OBJECTIVE
Retype everything in the listing, leaving each line exactly as it is.

INFORMATION SHOWN
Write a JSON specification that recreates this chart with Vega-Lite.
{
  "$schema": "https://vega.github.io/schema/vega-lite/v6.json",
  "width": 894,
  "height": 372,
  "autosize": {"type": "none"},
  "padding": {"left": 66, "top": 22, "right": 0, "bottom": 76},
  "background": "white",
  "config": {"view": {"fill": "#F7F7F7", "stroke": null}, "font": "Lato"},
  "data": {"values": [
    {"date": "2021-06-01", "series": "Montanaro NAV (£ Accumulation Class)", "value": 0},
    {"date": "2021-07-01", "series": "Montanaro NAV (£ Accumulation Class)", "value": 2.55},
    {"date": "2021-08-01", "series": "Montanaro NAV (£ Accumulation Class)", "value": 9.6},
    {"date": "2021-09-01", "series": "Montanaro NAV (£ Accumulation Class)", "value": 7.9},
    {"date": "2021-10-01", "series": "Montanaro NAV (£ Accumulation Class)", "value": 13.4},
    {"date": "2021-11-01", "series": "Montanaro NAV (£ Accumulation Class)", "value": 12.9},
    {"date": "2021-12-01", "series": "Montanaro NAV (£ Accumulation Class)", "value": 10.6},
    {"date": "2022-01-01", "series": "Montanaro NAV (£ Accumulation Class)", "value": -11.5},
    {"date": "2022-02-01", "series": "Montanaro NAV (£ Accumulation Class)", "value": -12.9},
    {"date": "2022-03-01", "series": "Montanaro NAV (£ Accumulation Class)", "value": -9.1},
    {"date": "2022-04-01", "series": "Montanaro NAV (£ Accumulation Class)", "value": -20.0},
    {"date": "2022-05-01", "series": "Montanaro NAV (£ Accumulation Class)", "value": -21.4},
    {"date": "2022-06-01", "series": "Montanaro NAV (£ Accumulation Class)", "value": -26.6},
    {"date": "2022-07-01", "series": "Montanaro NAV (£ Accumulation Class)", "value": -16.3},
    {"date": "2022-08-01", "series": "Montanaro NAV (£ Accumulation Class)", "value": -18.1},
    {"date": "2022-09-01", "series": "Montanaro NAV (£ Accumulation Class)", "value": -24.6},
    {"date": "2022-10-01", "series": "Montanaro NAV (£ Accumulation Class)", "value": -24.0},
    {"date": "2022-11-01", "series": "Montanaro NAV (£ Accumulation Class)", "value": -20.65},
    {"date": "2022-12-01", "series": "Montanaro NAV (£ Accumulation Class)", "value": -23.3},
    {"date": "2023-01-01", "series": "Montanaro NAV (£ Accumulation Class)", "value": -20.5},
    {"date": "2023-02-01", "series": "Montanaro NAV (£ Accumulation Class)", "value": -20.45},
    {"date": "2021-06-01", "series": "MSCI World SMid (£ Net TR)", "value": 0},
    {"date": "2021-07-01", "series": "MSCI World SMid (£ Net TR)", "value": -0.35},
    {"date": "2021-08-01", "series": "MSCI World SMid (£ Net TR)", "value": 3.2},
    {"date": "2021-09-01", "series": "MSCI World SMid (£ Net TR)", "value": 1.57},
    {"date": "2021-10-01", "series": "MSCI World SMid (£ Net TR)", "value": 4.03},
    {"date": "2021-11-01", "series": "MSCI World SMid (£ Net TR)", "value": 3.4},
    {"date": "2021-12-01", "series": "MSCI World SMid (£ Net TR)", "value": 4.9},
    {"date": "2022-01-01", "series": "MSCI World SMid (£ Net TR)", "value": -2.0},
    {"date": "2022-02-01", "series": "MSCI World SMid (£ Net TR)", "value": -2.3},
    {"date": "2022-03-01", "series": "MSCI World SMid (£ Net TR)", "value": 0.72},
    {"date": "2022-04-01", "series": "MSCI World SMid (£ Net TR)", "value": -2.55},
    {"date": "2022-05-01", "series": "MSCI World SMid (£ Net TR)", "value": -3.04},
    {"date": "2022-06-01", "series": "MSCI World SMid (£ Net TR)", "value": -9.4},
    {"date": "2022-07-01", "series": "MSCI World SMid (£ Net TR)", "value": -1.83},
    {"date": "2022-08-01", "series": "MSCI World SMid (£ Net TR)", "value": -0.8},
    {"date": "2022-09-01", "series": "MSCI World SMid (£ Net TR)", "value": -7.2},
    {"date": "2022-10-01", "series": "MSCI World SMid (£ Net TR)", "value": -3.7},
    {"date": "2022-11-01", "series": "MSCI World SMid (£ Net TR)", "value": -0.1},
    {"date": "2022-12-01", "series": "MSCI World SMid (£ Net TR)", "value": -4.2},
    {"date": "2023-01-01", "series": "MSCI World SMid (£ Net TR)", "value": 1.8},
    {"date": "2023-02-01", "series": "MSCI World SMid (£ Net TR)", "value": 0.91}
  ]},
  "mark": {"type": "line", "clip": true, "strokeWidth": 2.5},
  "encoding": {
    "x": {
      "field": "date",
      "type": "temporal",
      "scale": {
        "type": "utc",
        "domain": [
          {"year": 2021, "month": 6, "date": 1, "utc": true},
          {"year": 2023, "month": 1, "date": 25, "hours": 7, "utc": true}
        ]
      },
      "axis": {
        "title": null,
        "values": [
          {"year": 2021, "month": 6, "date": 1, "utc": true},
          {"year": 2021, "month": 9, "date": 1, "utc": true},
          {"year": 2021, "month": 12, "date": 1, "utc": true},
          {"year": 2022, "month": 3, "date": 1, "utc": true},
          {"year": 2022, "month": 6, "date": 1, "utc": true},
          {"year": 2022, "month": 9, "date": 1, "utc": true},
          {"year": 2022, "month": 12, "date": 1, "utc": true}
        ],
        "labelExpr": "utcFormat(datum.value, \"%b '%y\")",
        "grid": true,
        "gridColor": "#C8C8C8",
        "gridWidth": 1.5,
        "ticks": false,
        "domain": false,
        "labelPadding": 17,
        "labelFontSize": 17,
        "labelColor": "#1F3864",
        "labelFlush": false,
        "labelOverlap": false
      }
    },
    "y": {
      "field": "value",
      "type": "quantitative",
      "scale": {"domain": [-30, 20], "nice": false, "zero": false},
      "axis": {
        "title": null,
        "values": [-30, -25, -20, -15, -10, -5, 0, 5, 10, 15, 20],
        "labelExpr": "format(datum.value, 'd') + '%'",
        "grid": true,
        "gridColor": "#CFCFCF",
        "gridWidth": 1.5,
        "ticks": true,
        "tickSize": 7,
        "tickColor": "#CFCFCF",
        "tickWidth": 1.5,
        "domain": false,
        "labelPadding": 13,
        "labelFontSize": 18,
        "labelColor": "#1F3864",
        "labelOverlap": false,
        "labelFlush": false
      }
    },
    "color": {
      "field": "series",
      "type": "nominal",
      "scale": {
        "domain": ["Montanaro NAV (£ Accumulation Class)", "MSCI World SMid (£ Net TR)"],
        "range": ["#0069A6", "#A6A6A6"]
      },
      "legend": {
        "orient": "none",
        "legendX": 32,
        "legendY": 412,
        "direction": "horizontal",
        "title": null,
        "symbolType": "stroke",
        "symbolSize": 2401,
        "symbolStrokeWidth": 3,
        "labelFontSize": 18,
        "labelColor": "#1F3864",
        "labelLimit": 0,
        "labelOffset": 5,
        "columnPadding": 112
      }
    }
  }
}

ANSWER FOR THE TASK
Write a JSON specification that recreates this chart with Vega-Lite.
{
  "$schema": "https://vega.github.io/schema/vega-lite/v6.json",
  "width": 894,
  "height": 372,
  "autosize": {"type": "none"},
  "padding": {"left": 66, "top": 22, "right": 0, "bottom": 76},
  "background": "white",
  "config": {"view": {"fill": "#F7F7F7", "stroke": null}, "font": "Lato"},
  "data": {"values": [
    {"date": "2021-06-01", "series": "Montanaro NAV (£ Accumulation Class)", "value": 0},
    {"date": "2021-07-01", "series": "Montanaro NAV (£ Accumulation Class)", "value": 2.55},
    {"date": "2021-08-01", "series": "Montanaro NAV (£ Accumulation Class)", "value": 9.6},
    {"date": "2021-09-01", "series": "Montanaro NAV (£ Accumulation Class)", "value": 7.9},
    {"date": "2021-10-01", "series": "Montanaro NAV (£ Accumulation Class)", "value": 13.4},
    {"date": "2021-11-01", "series": "Montanaro NAV (£ Accumulation Class)", "value": 12.9},
    {"date": "2021-12-01", "series": "Montanaro NAV (£ Accumulation Class)", "value": 10.6},
    {"date": "2022-01-01", "series": "Montanaro NAV (£ Accumulation Class)", "value": -11.5},
    {"date": "2022-02-01", "series": "Montanaro NAV (£ Accumulation Class)", "value": -12.9},
    {"date": "2022-03-01", "series": "Montanaro NAV (£ Accumulation Class)", "value": -9.1},
    {"date": "2022-04-01", "series": "Montanaro NAV (£ Accumulation Class)", "value": -20.0},
    {"date": "2022-05-01", "series": "Montanaro NAV (£ Accumulation Class)", "value": -21.4},
    {"date": "2022-06-01", "series": "Montanaro NAV (£ Accumulation Class)", "value": -26.6},
    {"date": "2022-07-01", "series": "Montanaro NAV (£ Accumulation Class)", "value": -16.3},
    {"date": "2022-08-01", "series": "Montanaro NAV (£ Accumulation Class)", "value": -18.1},
    {"date": "2022-09-01", "series": "Montanaro NAV (£ Accumulation Class)", "value": -24.6},
    {"date": "2022-10-01", "series": "Montanaro NAV (£ Accumulation Class)", "value": -24.0},
    {"date": "2022-11-01", "series": "Montanaro NAV (£ Accumulation Class)", "value": -20.65},
    {"date": "2022-12-01", "series": "Montanaro NAV (£ Accumulation Class)", "value": -23.3},
    {"date": "2023-01-01", "series": "Montanaro NAV (£ Accumulation Class)", "value": -20.5},
    {"date": "2023-02-01", "series": "Montanaro NAV (£ Accumulation Class)", "value": -20.45},
    {"date": "2021-06-01", "series": "MSCI World SMid (£ Net TR)", "value": 0},
    {"date": "2021-07-01", "series": "MSCI World SMid (£ Net TR)", "value": -0.35},
    {"date": "2021-08-01", "series": "MSCI World SMid (£ Net TR)", "value": 3.2},
    {"date": "2021-09-01", "series": "MSCI World SMid (£ Net TR)", "value": 1.57},
    {"date": "2021-10-01", "series": "MSCI World SMid (£ Net TR)", "value": 4.03},
    {"date": "2021-11-01", "series": "MSCI World SMid (£ Net TR)", "value": 3.4},
    {"date": "2021-12-01", "series": "MSCI World SMid (£ Net TR)", "value": 4.9},
    {"date": "2022-01-01", "series": "MSCI World SMid (£ Net TR)", "value": -2.0},
    {"date": "2022-02-01", "series": "MSCI World SMid (£ Net TR)", "value": -2.3},
    {"date": "2022-03-01", "series": "MSCI World SMid (£ Net TR)", "value": 0.72},
    {"date": "2022-04-01", "series": "MSCI World SMid (£ Net TR)", "value": -2.55},
    {"date": "2022-05-01", "series": "MSCI World SMid (£ Net TR)", "value": -3.04},
    {"date": "2022-06-01", "series": "MSCI World SMid (£ Net TR)", "value": -9.4},
    {"date": "2022-07-01", "series": "MSCI World SMid (£ Net TR)", "value": -1.83},
    {"date": "2022-08-01", "series": "MSCI World SMid (£ Net TR)", "value": -0.8},
    {"date": "2022-09-01", "series": "MSCI World SMid (£ Net TR)", "value": -7.2},
    {"date": "2022-10-01", "series": "MSCI World SMid (£ Net TR)", "value": -3.7},
    {"date": "2022-11-01", "series": "MSCI World SMid (£ Net TR)", "value": -0.1},
    {"date": "2022-12-01", "series": "MSCI World SMid (£ Net TR)", "value": -4.2},
    {"date": "2023-01-01", "series": "MSCI World SMid (£ Net TR)", "value": 1.8},
    {"date": "2023-02-01", "series": "MSCI World SMid (£ Net TR)", "value": 0.91}
  ]},
  "mark": {"type": "line", "clip": true, "strokeWidth": 2.5},
  "encoding": {
    "x": {
      "field": "date",
      "type": "temporal",
      "scale": {
        "type": "utc",
        "domain": [
          {"year": 2021, "month": 6, "date": 1, "utc": true},
          {"year": 2023, "month": 1, "date": 25, "hours": 7, "utc": true}
        ]
      },
      "axis": {
        "title": null,
        "values": [
          {"year": 2021, "month": 6, "date": 1, "utc": true},
          {"year": 2021, "month": 9, "date": 1, "utc": true},
          {"year": 2021, "month": 12, "date": 1, "utc": true},
          {"year": 2022, "month": 3, "date": 1, "utc": true},
          {"year": 2022, "month": 6, "date": 1, "utc": true},
          {"year": 2022, "month": 9, "date": 1, "utc": true},
          {"year": 2022, "month": 12, "date": 1, "utc": true}
        ],
        "labelExpr": "utcFormat(datum.value, \"%b '%y\")",
        "grid": true,
        "gridColor": "#C8C8C8",
        "gridWidth": 1.5,
        "ticks": false,
        "domain": false,
        "labelPadding": 17,
        "labelFontSize": 17,
        "labelColor": "#1F3864",
        "labelFlush": false,
        "labelOverlap": false
      }
    },
    "y": {
      "field": "value",
      "type": "quantitative",
      "scale": {"domain": [-30, 20], "nice": false, "zero": false},
      "axis": {
        "title": null,
        "values": [-30, -25, -20, -15, -10, -5, 0, 5, 10, 15, 20],
        "labelExpr": "format(datum.value, 'd') + '%'",
        "grid": true,
        "gridColor": "#CFCFCF",
        "gridWidth": 1.5,
        "ticks": true,
        "tickSize": 7,
        "tickColor": "#CFCFCF",
        "tickWidth": 1.5,
        "domain": false,
        "labelPadding": 13,
        "labelFontSize": 18,
        "labelColor": "#1F3864",
        "labelOverlap": false,
        "labelFlush": false
      }
    },
    "color": {
      "field": "series",
      "type": "nominal",
      "scale": {
        "domain": ["Montanaro NAV (£ Accumulation Class)", "MSCI World SMid (£ Net TR)"],
        "range": ["#0069A6", "#A6A6A6"]
      },
      "legend": {
        "orient": "none",
        "legendX": 32,
        "legendY": 412,
        "direction": "horizontal",
        "title": null,
        "symbolType": "stroke",
        "symbolSize": 2401,
        "symbolStrokeWidth": 3,
        "labelFontSize": 18,
        "labelColor": "#1F3864",
        "labelLimit": 0,
        "labelOffset": 5,
        "columnPadding": 112
      }
    }
  }
}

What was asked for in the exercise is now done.